Award-winning Egyptian American feminist writer and commentator Mona Eltahawy is no stranger to controversy. Through her articles in The Washington Post, The New York Times, and more, she has fought for the autonomy, security, and dignity of Muslim women, drawing widespread supporters and detractors. Now, in her first book, she offers an illuminating and incendiary manifesto on the repressive forces—political, cultural, and religious—that reduce millions of women to second-class citizens. Hear from Eltahawy—a woman motivated by hope and fury—about her revolutionary new book and this bold call to action for equal rights in the Middle East.


Participant(s) Bio

Mona Eltahawy is an award-winning Egyptian American journalist and commentator. Her essays and op-eds on Egypt, the Islamic world, and women’s rights have appeared in various publications, including The Washington Post and The New York Times. She has appeared as a guest commentator on MSNBC, the BBC, CNN, PBS, Al-Jazeera, NPR, and dozens of other television and radio networks, and is a contributing opinion writer for the International New York Times. She lives in Cairo and New York City.

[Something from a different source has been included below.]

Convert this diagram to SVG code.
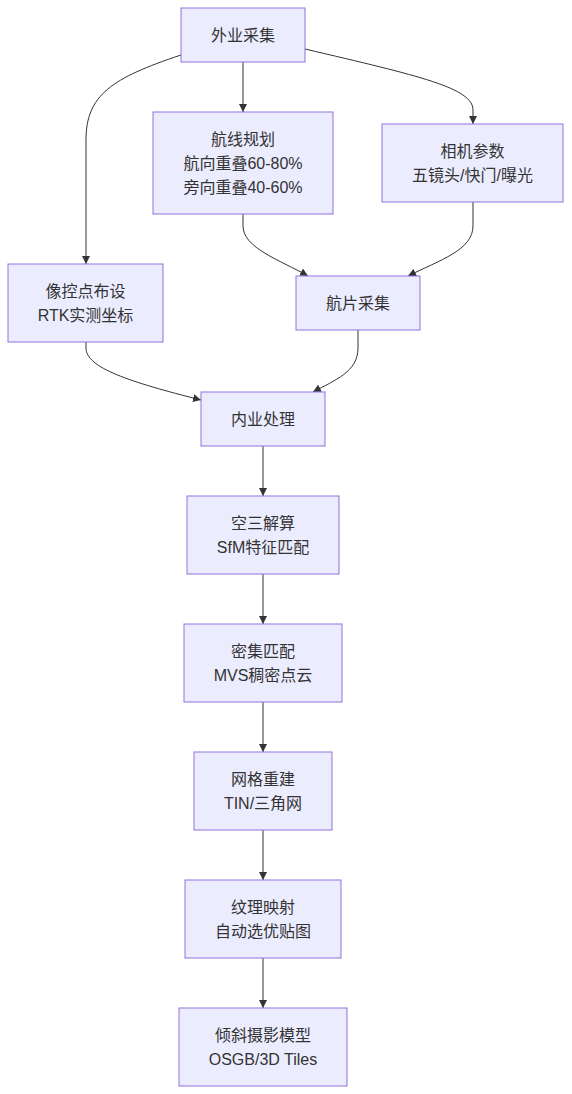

Kelly McEvers is a national correspondent based at NPR West. She previously ran NPR’s Beirut bureau, where she earned a Peabody award, an Alfred I. DuPont-Columbia award, a Gracie award, and an Overseas Press Club mention for her 2012 coverage of the Syrian conflict. In 2008-2009, McEvers was part of the award-winning “Working” series for American Public Media’s business and finance show, Marketplace. Her writing has appeared in The New York Times Magazine, Esquire, Foreign Policy, The New Republic, The New York Review of Books, The Washington Monthly, Slate and the San Francisco Chronicle. Her work has aired on This American Life, The World, and the BBC.